§ Problem details: Repeat the data word for word. Do not include the pictures.

§ Data:
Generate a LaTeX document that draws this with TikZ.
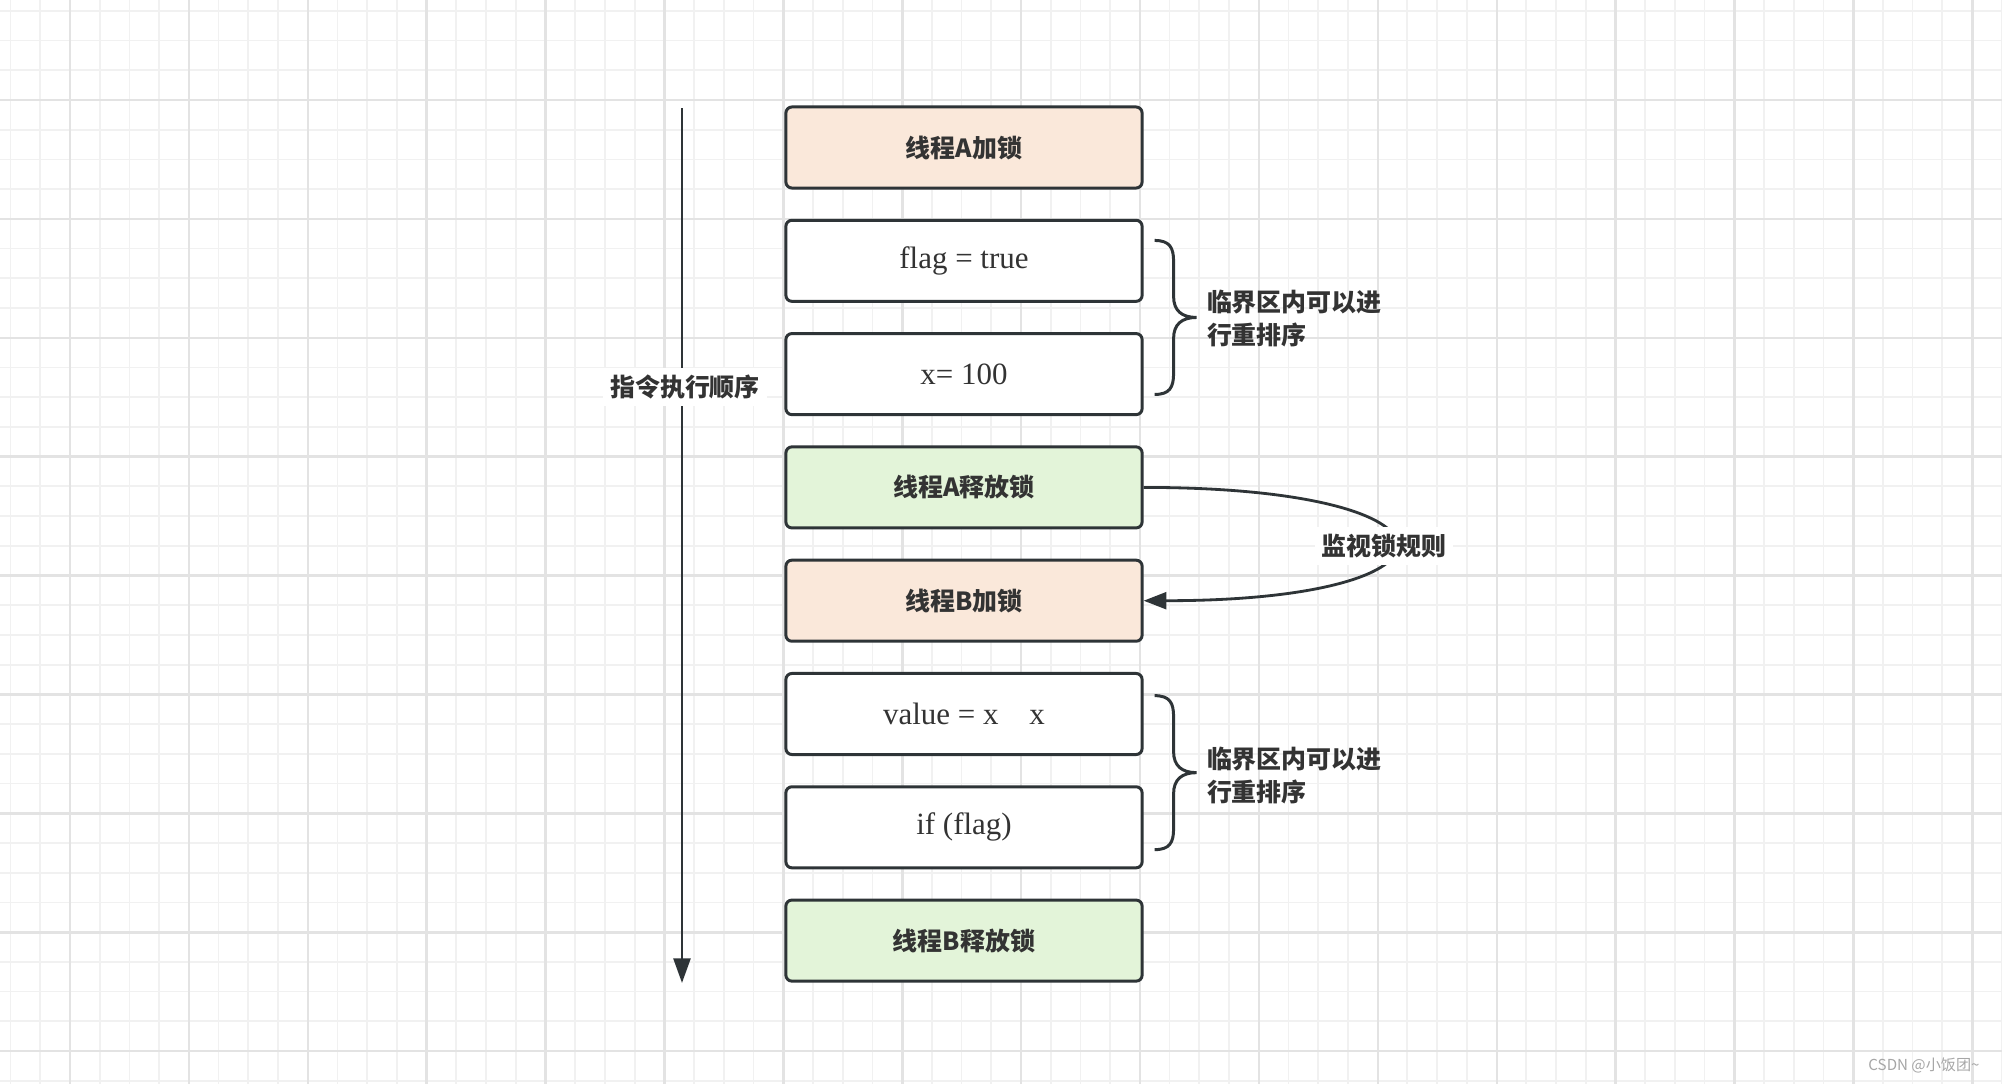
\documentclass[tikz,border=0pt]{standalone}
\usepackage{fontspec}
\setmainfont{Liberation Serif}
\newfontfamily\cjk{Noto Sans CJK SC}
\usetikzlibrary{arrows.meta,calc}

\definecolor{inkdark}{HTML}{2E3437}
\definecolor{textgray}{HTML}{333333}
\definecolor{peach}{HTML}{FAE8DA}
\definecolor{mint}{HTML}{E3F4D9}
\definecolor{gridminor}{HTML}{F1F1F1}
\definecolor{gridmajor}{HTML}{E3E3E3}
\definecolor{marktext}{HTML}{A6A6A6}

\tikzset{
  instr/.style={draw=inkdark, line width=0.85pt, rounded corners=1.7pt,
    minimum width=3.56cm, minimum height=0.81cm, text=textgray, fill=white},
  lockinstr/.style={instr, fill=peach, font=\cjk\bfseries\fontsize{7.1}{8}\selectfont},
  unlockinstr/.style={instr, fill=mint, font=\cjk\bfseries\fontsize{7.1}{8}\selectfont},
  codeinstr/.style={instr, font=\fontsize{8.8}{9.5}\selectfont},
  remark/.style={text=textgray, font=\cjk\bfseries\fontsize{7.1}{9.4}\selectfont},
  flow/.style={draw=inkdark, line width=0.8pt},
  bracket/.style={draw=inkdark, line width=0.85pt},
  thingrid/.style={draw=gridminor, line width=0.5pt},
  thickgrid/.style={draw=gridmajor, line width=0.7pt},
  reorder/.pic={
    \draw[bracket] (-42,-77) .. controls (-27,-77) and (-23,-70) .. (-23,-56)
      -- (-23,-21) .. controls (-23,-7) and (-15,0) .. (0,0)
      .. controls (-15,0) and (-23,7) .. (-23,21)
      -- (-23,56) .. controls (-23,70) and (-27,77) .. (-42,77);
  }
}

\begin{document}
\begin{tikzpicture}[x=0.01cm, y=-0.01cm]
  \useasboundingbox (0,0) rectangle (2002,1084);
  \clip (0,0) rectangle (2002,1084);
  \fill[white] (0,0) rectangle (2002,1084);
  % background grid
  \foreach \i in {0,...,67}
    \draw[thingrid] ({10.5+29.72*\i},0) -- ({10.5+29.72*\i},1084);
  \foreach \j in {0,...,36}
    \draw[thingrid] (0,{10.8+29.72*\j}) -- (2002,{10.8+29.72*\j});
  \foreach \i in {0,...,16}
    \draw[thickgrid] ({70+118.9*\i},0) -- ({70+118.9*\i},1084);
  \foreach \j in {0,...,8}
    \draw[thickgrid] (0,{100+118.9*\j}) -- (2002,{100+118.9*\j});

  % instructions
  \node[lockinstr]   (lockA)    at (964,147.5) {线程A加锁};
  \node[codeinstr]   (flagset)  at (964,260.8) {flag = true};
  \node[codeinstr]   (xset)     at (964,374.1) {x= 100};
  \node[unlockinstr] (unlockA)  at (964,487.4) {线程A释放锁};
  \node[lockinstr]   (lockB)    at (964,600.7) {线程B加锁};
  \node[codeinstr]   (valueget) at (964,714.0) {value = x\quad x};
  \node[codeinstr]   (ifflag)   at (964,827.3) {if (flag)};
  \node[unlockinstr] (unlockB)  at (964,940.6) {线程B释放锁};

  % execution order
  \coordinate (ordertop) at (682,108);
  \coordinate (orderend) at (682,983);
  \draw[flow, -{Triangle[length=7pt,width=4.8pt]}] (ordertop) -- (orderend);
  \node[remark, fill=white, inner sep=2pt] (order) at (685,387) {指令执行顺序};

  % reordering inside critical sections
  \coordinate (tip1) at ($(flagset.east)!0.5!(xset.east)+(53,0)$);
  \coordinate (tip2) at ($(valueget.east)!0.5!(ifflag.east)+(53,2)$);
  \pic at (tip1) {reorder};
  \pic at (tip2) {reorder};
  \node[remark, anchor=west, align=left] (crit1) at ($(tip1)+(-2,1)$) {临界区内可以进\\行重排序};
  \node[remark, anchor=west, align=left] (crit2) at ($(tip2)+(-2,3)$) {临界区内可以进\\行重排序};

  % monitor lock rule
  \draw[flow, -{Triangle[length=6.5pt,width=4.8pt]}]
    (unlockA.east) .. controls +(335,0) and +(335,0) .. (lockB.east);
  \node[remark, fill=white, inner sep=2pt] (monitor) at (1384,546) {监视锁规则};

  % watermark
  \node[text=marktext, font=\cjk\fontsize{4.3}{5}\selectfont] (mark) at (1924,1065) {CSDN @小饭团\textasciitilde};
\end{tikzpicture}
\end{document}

§ Expected answer:
Generate a LaTeX document that draws this with TikZ.
\documentclass[tikz,border=0pt]{standalone}
\usepackage{fontspec}
\setmainfont{Liberation Serif}
\newfontfamily\cjk{Noto Sans CJK SC}
\usetikzlibrary{arrows.meta,calc}

\definecolor{inkdark}{HTML}{2E3437}
\definecolor{textgray}{HTML}{333333}
\definecolor{peach}{HTML}{FAE8DA}
\definecolor{mint}{HTML}{E3F4D9}
\definecolor{gridminor}{HTML}{F1F1F1}
\definecolor{gridmajor}{HTML}{E3E3E3}
\definecolor{marktext}{HTML}{A6A6A6}

\tikzset{
  instr/.style={draw=inkdark, line width=0.85pt, rounded corners=1.7pt,
    minimum width=3.56cm, minimum height=0.81cm, text=textgray, fill=white},
  lockinstr/.style={instr, fill=peach, font=\cjk\bfseries\fontsize{7.1}{8}\selectfont},
  unlockinstr/.style={instr, fill=mint, font=\cjk\bfseries\fontsize{7.1}{8}\selectfont},
  codeinstr/.style={instr, font=\fontsize{8.8}{9.5}\selectfont},
  remark/.style={text=textgray, font=\cjk\bfseries\fontsize{7.1}{9.4}\selectfont},
  flow/.style={draw=inkdark, line width=0.8pt},
  bracket/.style={draw=inkdark, line width=0.85pt},
  thingrid/.style={draw=gridminor, line width=0.5pt},
  thickgrid/.style={draw=gridmajor, line width=0.7pt},
  reorder/.pic={
    \draw[bracket] (-42,-77) .. controls (-27,-77) and (-23,-70) .. (-23,-56)
      -- (-23,-21) .. controls (-23,-7) and (-15,0) .. (0,0)
      .. controls (-15,0) and (-23,7) .. (-23,21)
      -- (-23,56) .. controls (-23,70) and (-27,77) .. (-42,77);
  }
}

\begin{document}
\begin{tikzpicture}[x=0.01cm, y=-0.01cm]
  \useasboundingbox (0,0) rectangle (2002,1084);
  \clip (0,0) rectangle (2002,1084);
  \fill[white] (0,0) rectangle (2002,1084);
  % background grid
  \foreach \i in {0,...,67}
    \draw[thingrid] ({10.5+29.72*\i},0) -- ({10.5+29.72*\i},1084);
  \foreach \j in {0,...,36}
    \draw[thingrid] (0,{10.8+29.72*\j}) -- (2002,{10.8+29.72*\j});
  \foreach \i in {0,...,16}
    \draw[thickgrid] ({70+118.9*\i},0) -- ({70+118.9*\i},1084);
  \foreach \j in {0,...,8}
    \draw[thickgrid] (0,{100+118.9*\j}) -- (2002,{100+118.9*\j});

  % instructions
  \node[lockinstr]   (lockA)    at (964,147.5) {线程A加锁};
  \node[codeinstr]   (flagset)  at (964,260.8) {flag = true};
  \node[codeinstr]   (xset)     at (964,374.1) {x= 100};
  \node[unlockinstr] (unlockA)  at (964,487.4) {线程A释放锁};
  \node[lockinstr]   (lockB)    at (964,600.7) {线程B加锁};
  \node[codeinstr]   (valueget) at (964,714.0) {value = x\quad x};
  \node[codeinstr]   (ifflag)   at (964,827.3) {if (flag)};
  \node[unlockinstr] (unlockB)  at (964,940.6) {线程B释放锁};

  % execution order
  \coordinate (ordertop) at (682,108);
  \coordinate (orderend) at (682,983);
  \draw[flow, -{Triangle[length=7pt,width=4.8pt]}] (ordertop) -- (orderend);
  \node[remark, fill=white, inner sep=2pt] (order) at (685,387) {指令执行顺序};

  % reordering inside critical sections
  \coordinate (tip1) at ($(flagset.east)!0.5!(xset.east)+(53,0)$);
  \coordinate (tip2) at ($(valueget.east)!0.5!(ifflag.east)+(53,2)$);
  \pic at (tip1) {reorder};
  \pic at (tip2) {reorder};
  \node[remark, anchor=west, align=left] (crit1) at ($(tip1)+(-2,1)$) {临界区内可以进\\行重排序};
  \node[remark, anchor=west, align=left] (crit2) at ($(tip2)+(-2,3)$) {临界区内可以进\\行重排序};

  % monitor lock rule
  \draw[flow, -{Triangle[length=6.5pt,width=4.8pt]}]
    (unlockA.east) .. controls +(335,0) and +(335,0) .. (lockB.east);
  \node[remark, fill=white, inner sep=2pt] (monitor) at (1384,546) {监视锁规则};

  % watermark
  \node[text=marktext, font=\cjk\fontsize{4.3}{5}\selectfont] (mark) at (1924,1065) {CSDN @小饭团\textasciitilde};
\end{tikzpicture}
\end{document}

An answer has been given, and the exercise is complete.